Well im planing to move on to an air fork when I find a good deal, and I have no idea on the fork steerer tube lenght or diameter or how to measure or if it will fit my bike? Im pretty clueless, how do I measure it or how do I know which lenght of a steerer tube will fit my bike. I have a 2010 GT Avalanche 1.0.


----------



## qreeek (Sep 22, 2010)

Most reliable way is to unmount your stem and pull the fork off your bike, then measure the tube on it.
Then you only need to estimate the crown ring thickness.


----------



## c0ld (Jun 29, 2010)

Hmmm so I have to take out the bolts of the stem and then I can pull my fork out? Whats the crown ring?


----------



## metaljim (Apr 22, 2009)

"Crown ring" is actually the fork crown race. It's what the lower bearing sits on when your fork is in place. It is right where your steerer tube meets your fork crown.

To remove your fork, remove your top cap bolt, loosen the stem bolts, lift stem off, pull fork out. You may need to hit the top with a mallet to get it to pop free, as your headset may have a retaining ring that is holding it in. Don't lose any headset parts, and keep track of where they all go. Your bike will have a 1 1/8" steerer tube diameter.

Do the reverse to put it all back together, making sure you properly pre-load the headset bearings. See here for directions: http://www.parktool.com/blog/repair-help/threadless-headset-service#adjust


----------



## Ken in KC (Jan 12, 2004)

*There's an easier way...*

The measurement doesn't need to be so exact that you're taking off your fork. Jest measure from the headset cap to the bottom cup of your headset. Add a couple of mm for tolerance and you'll have an accurate enough measurement to purchase a fork with.


----------



## c0ld (Jun 29, 2010)

Do I need any special tools for removing the fork? Seems complicated now.

So I measure from the headsetcap to where the crown starts? Dont know whats the bottom cup of the headset.


----------



## Ken in KC (Jan 12, 2004)

*Sure...*



c0ld said:


> Do I need any special tools for removing the fork? Seems complicated now.
> 
> So I measure from the headsetcap to where the crown starts? Dont know whats the bottom cup of the headset.


Close enough. There is a top and bottom cup to every headset. Your stem sets on top of the top cup. The fork crown (the crown race, actually) sits underneath the bottom cup.


----------



## Clones123 (Apr 29, 2010)

Ken in KC said:


> Your stem sets on top of the top cup.
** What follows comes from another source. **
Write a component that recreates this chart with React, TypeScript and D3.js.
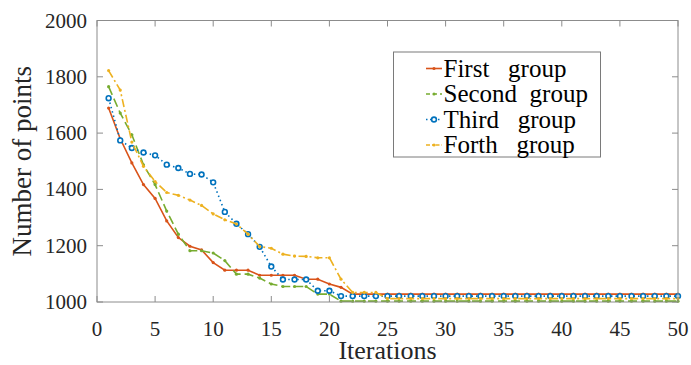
import React from "react";
import * as d3 from "d3";

const iterations = d3.range(1, 51);
const xTicks = [0, 5, 10, 15, 20, 25, 30, 35, 40, 45, 50];
const yTicks = [1000, 1200, 1400, 1600, 1800, 2000];

const firstGroup = [
  1689, 1580, 1494, 1417, 1368, 1288, 1229, 1198, 1185, 1140,
  1113, 1113, 1113, 1095, 1095, 1095, 1095, 1081, 1081, 1064,
  1052, 1028, 1028, 1028, 1028, 1028, 1028, 1028, 1028, 1028,
  1028, 1028, 1028, 1028, 1028, 1028, 1028, 1028, 1028, 1028,
  1028, 1028, 1028, 1028, 1028, 1028, 1028, 1028, 1028, 1028,
];
const secondGroup = [
  1765, 1671, 1594, 1487, 1417, 1323, 1241, 1182, 1182, 1174,
  1147, 1099, 1099, 1085, 1064, 1055, 1055, 1055, 1028, 1028,
  1003, 1003, 1003, 1003, 1003, 1003, 1003, 1003, 1003, 1003,
  1003, 1003, 1003, 1003, 1003, 1003, 1003, 1003, 1003, 1003,
  1003, 1003, 1003, 1003, 1003, 1003, 1003, 1003, 1003, 1003,
];
const thirdGroup = [
  1724, 1574, 1547, 1531, 1521, 1488, 1476, 1455, 1453, 1425,
  1320, 1278, 1241, 1196, 1126, 1080, 1080, 1080, 1040, 1040,
  1021, 1021, 1021, 1021, 1021, 1021, 1021, 1021, 1021, 1021,
  1021, 1021, 1021, 1021, 1021, 1021, 1021, 1021, 1021, 1021,
  1021, 1021, 1021, 1021, 1021, 1021, 1021, 1021, 1021, 1021,
];
const forthGroup = [
  1822, 1753, 1568, 1482, 1428, 1389, 1379, 1362, 1343, 1313,
  1292, 1277, 1241, 1197, 1191, 1170, 1163, 1162, 1157, 1157,
  1081, 1034, 1034, 1034, 1012, 1012, 1012, 1012, 1012, 1012,
  1012, 1012, 1012, 1012, 1012, 1012, 1012, 1012, 1012, 1012,
  1012, 1012, 1012, 1012, 1012, 1012, 1012, 1012, 1012, 1012,
];

const seriesNames = ["First   group", "Second  group", "Third   group", "Forth   group"];
const seriesValues = [firstGroup, secondGroup, thirdGroup, forthGroup];
const seriesColors = ["#D95319", "#77AC30", "#0072BD", "#EDB120"];
const seriesDash = ["none", "9,4", "1.5,3", "8,3,2,3"];
const legendDash = ["none", "4,3", "1.5,2.5", "4,2,1.5,2"];
const seriesMarker = ["dot", "dot", "circle", "dot"];

const W = 691;
const H = 365;
const L = 97, R = 678, T = 20.5, B = 302;
const FONT = '"Liberation Serif", "Times New Roman", Times, serif';

export default function App() {
  const x = d3.scaleLinear().domain([0, 50]).range([L, R]);
  const y = d3.scaleLinear().domain([1000, 2000]).range([B, T]);
  const line = d3
    .line<number>()
    .x((_, i) => x(iterations[i]))
    .y((d) => y(d));
  const tickLen = 6;
  const axisColor = "#8c8c8c";
  const textColor = "#262626";
  const ts = { fontFamily: FONT };

  const legX = 393.5, legY = 52, legW = 207, legH = 105;
  const rowH = 25.5;

  const marker = (kind: string, cx: number, cy: number, color: string, key: any) =>
    kind === "circle" ? (
      <circle key={key} cx={cx} cy={cy} r={2.4} fill="#ffffff" stroke={color} strokeWidth={1.6} />
    ) : (
      <circle key={key} cx={cx} cy={cy} r={1.6} fill={color} />
    );

  return (
    <svg
      width={W}
      height={H}
      style={{ position: "absolute", left: 0, top: 0, background: "#fff", fontFamily: FONT }}
    >
      <rect x={0} y={0} width={W} height={H} fill="#fff" />
      {xTicks.map((t) => (
        <g key={"xt" + t}>
          <line x1={x(t)} x2={x(t)} y1={B} y2={B - tickLen} stroke={axisColor} strokeWidth={1} />
          <line x1={x(t)} x2={x(t)} y1={T} y2={T + tickLen} stroke={axisColor} strokeWidth={1} />
          <text x={x(t)} y={336} textAnchor="middle" fontSize={21} fill={textColor} style={ts}>
            {t}
          </text>
        </g>
      ))}
      {yTicks.map((t) => (
        <g key={"yt" + t}>
          <line x1={L} x2={L + tickLen} y1={y(t)} y2={y(t)} stroke={axisColor} strokeWidth={1} />
          <line x1={R} x2={R - tickLen} y1={y(t)} y2={y(t)} stroke={axisColor} strokeWidth={1} />
          <text x={87} y={y(t) + 7} textAnchor="end" fontSize={21} fill={textColor} style={ts}>
            {t}
          </text>
        </g>
      ))}
      {seriesValues.map((vals, si) => (
        <g key={"s" + si}>
          <path
            d={line(vals) || ""}
            fill="none"
            stroke={seriesColors[si]}
            strokeWidth={1.6}
            strokeDasharray={seriesDash[si]}
          />
          {vals.map((v, i) => marker(seriesMarker[si], x(iterations[i]), y(v), seriesColors[si], i))}
        </g>
      ))}
      <rect x={L} y={T} width={R - L} height={B - T} fill="none" stroke={axisColor} strokeWidth={1} />
      <text x={(L + R) / 2} y={359} textAnchor="middle" fontSize={26} fill={textColor} style={ts}>
        Iterations
      </text>
      <text
        transform={`translate(31, ${(T + B) / 2}) rotate(-90)`}
        textAnchor="middle"
        fontSize={27}
        fill={textColor}
        style={ts}
      >
        Number of points
      </text>
      <rect x={legX} y={legY} width={legW} height={legH} fill="#fff" stroke="#7a7a7a" strokeWidth={1} />
      {seriesNames.map((name, si) => {
        const cy = legY + 16.5 + si * rowH;
        return (
          <g key={"l" + si}>
            <line
              x1={426}
              x2={442}
              y1={cy}
              y2={cy}
              stroke={seriesColors[si]}
              strokeWidth={1.6}
              strokeDasharray={legendDash[si]}
            />
            {marker(seriesMarker[si], 434, cy, seriesColors[si], "m")}
            <text x={443.5} y={cy + 8} fontSize={25} fill="#000" style={{ whiteSpace: "pre", fontFamily: FONT }}>
              {name}
            </text>
          </g>
        );
      })}
    </svg>
  );
}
The fork crown (the crown race, actually) sits underneath the bottom cup.


Wait...so the top is under the bottom...but then if the bike is upside down...


----------



## c0ld (Jun 29, 2010)

So in this pic the bottom cup is the black ring where the cooper tube starts?


----------



## mullen119 (Aug 30, 2009)

Clones123 said:


> Wait...so the top is under the bottom...but then if the bike is upside down...


Awesome pic:thumbsup:


----------



## AndrwSwitch (Nov 8, 2007)

c0ld said:


> So in this pic the bottom cup is the black ring where the cooper tube starts?


Yes.


----------



## Zoke2 (Nov 16, 2007)

this might help


----------



## c0ld (Jun 29, 2010)

That makes it much clearer now, imma go measure it know. So when looking for a fork search for one thats longer than what I measure on my bike right?


----------



## AndrwSwitch (Nov 8, 2007)

Not necessarily. If you have a few spacers, just matching is fine - they'll give you some wiggle room if the new fork turns out to have less steer tube.


----------